= STATED EXERCISE =
Copy all lines below exactly as written. Leave pictures out.
——————————
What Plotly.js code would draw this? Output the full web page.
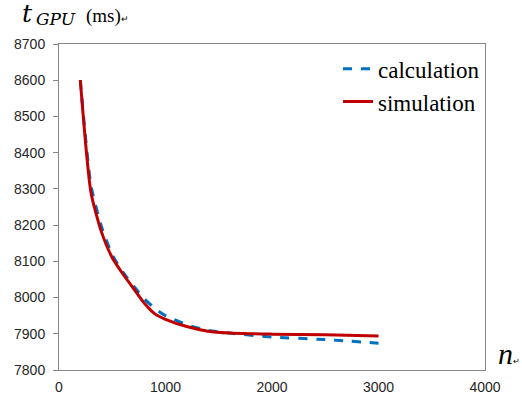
<!DOCTYPE html>
<html>
<head>
<meta charset="utf-8">
<script src="https://cdn.plot.ly/plotly-3.0.1.min.js"></script>
<style>body{margin:0;background:#fff}#chart{width:522px;height:400px}</style>
</head>
<body>
<div id="chart"></div>
<script>
const nValues = [200, 300, 400, 500, 600, 700, 800, 900, 1000, 1200, 1400, 1600, 2000, 2500, 3000];
const calculation = [8600, 8310, 8195, 8118, 8070, 8032, 7997, 7970, 7950, 7925, 7909, 7902, 7891, 7884, 7874];
const simulation = [8600, 8290, 8180, 8110, 8065, 8025, 7985, 7955, 7940, 7920, 7907, 7902, 7899, 7897, 7894];
const xTicks = [0, 1000, 2000, 3000, 4000];
const yTicks = [7800, 7900, 8000, 8100, 8200, 8300, 8400, 8500, 8600, 8700];

const traces = [
  {x: nValues, y: calculation, name: 'calculation', mode: 'lines',
   line: {color: '#0070C0', width: 3, dash: 'dash', shape: 'spline', smoothing: 0.6}},
  {x: nValues, y: simulation, name: 'simulation', mode: 'lines',
   line: {color: '#C00000', width: 3, shape: 'spline', smoothing: 0.6}}
];

const axisCommon = {
  showline: true, linecolor: '#868686', linewidth: 1, mirror: true,
  showgrid: false, zeroline: false,
  tickfont: {family: 'Liberation Sans, Arial, sans-serif', size: 14, color: '#262626'}
};

const layout = {
  width: 522, height: 400,
  margin: {l: 59, r: 37, t: 44, b: 30},
  paper_bgcolor: '#fff', plot_bgcolor: '#fff',
  showlegend: true,
  legend: {x: 0.655, y: 0.99, xanchor: 'left', yanchor: 'top', bgcolor: 'rgba(0,0,0,0)',
           font: {family: 'Liberation Serif, Times New Roman, serif', size: 23, color: '#000'},
           tracegroupgap: 0, itemwidth: 30},
  xaxis: Object.assign({}, axisCommon, {range: [0, 4000], tickvals: xTicks, ticktext: xTicks.map(String),
           ticks: '', ticklen: 0, ticklabelstandoff: 4}),
  yaxis: Object.assign({}, axisCommon, {range: [7800, 8700], tickvals: yTicks, ticktext: yTicks.map(String),
           ticks: 'outside', ticklen: 5, tickcolor: '#868686', ticklabelstandoff: 5}),
  annotations: [
    {xref: 'paper', yref: 'paper', x: -0.092, y: 1.095, xanchor: 'left', yanchor: 'middle', showarrow: false,
     text: '<i>t</i>', font: {family: 'DejaVu Serif, serif', size: 25, color: '#000'}},
    {xref: 'paper', yref: 'paper', x: -0.058, y: 1.078, xanchor: 'left', yanchor: 'middle', showarrow: false,
     text: '<i>GPU</i>', font: {family: 'DejaVu Serif, serif', size: 17, color: '#000'}},
    {xref: 'paper', yref: 'paper', x: 0.058, y: 1.086, xanchor: 'left', yanchor: 'middle', showarrow: false,
     text: '(ms)<span style="font-size:9px">↵</span>', font: {family: 'Liberation Serif, serif', size: 19, color: '#000'}},
    {xref: 'paper', yref: 'paper', x: 1.025, y: 0.05, xanchor: 'left', yanchor: 'middle', showarrow: false,
     text: '<i>n</i><span style="font-size:8px">↵</span>', font: {family: 'Liberation Serif, serif', size: 30, color: '#000'}}
  ]
};

Plotly.newPlot('chart', traces, layout, {displayModeBar: false, staticPlot: true});
</script>
</body>
</html>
——————————
= ANSWER TO THE TASK =
What Plotly.js code would draw this? Output the full web page.
<!DOCTYPE html>
<html>
<head>
<meta charset="utf-8">
<script src="https://cdn.plot.ly/plotly-3.0.1.min.js"></script>
<style>body{margin:0;background:#fff}#chart{width:522px;height:400px}</style>
</head>
<body>
<div id="chart"></div>
<script>
const nValues = [200, 300, 400, 500, 600, 700, 800, 900, 1000, 1200, 1400, 1600, 2000, 2500, 3000];
const calculation = [8600, 8310, 8195, 8118, 8070, 8032, 7997, 7970, 7950, 7925, 7909, 7902, 7891, 7884, 7874];
const simulation = [8600, 8290, 8180, 8110, 8065, 8025, 7985, 7955, 7940, 7920, 7907, 7902, 7899, 7897, 7894];
const xTicks = [0, 1000, 2000, 3000, 4000];
const yTicks = [7800, 7900, 8000, 8100, 8200, 8300, 8400, 8500, 8600, 8700];

const traces = [
  {x: nValues, y: calculation, name: 'calculation', mode: 'lines',
   line: {color: '#0070C0', width: 3, dash: 'dash', shape: 'spline', smoothing: 0.6}},
  {x: nValues, y: simulation, name: 'simulation', mode: 'lines',
   line: {color: '#C00000', width: 3, shape: 'spline', smoothing: 0.6}}
];

const axisCommon = {
  showline: true, linecolor: '#868686', linewidth: 1, mirror: true,
  showgrid: false, zeroline: false,
  tickfont: {family: 'Liberation Sans, Arial, sans-serif', size: 14, color: '#262626'}
};

const layout = {
  width: 522, height: 400,
  margin: {l: 59, r: 37, t: 44, b: 30},
  paper_bgcolor: '#fff', plot_bgcolor: '#fff',
  showlegend: true,
  legend: {x: 0.655, y: 0.99, xanchor: 'left', yanchor: 'top', bgcolor: 'rgba(0,0,0,0)',
           font: {family: 'Liberation Serif, Times New Roman, serif', size: 23, color: '#000'},
           tracegroupgap: 0, itemwidth: 30},
  xaxis: Object.assign({}, axisCommon, {range: [0, 4000], tickvals: xTicks, ticktext: xTicks.map(String),
           ticks: '', ticklen: 0, ticklabelstandoff: 4}),
  yaxis: Object.assign({}, axisCommon, {range: [7800, 8700], tickvals: yTicks, ticktext: yTicks.map(String),
           ticks: 'outside', ticklen: 5, tickcolor: '#868686', ticklabelstandoff: 5}),
  annotations: [
    {xref: 'paper', yref: 'paper', x: -0.092, y: 1.095, xanchor: 'left', yanchor: 'middle', showarrow: false,
     text: '<i>t</i>', font: {family: 'DejaVu Serif, serif', size: 25, color: '#000'}},
    {xref: 'paper', yref: 'paper', x: -0.058, y: 1.078, xanchor: 'left', yanchor: 'middle', showarrow: false,
     text: '<i>GPU</i>', font: {family: 'DejaVu Serif, serif', size: 17, color: '#000'}},
    {xref: 'paper', yref: 'paper', x: 0.058, y: 1.086, xanchor: 'left', yanchor: 'middle', showarrow: false,
     text: '(ms)<span style="font-size:9px">↵</span>', font: {family: 'Liberation Serif, serif', size: 19, color: '#000'}},
    {xref: 'paper', yref: 'paper', x: 1.025, y: 0.05, xanchor: 'left', yanchor: 'middle', showarrow: false,
     text: '<i>n</i><span style="font-size:8px">↵</span>', font: {family: 'Liberation Serif, serif', size: 30, color: '#000'}}
  ]
};

Plotly.newPlot('chart', traces, layout, {displayModeBar: false, staticPlot: true});
</script>
</body>
</html>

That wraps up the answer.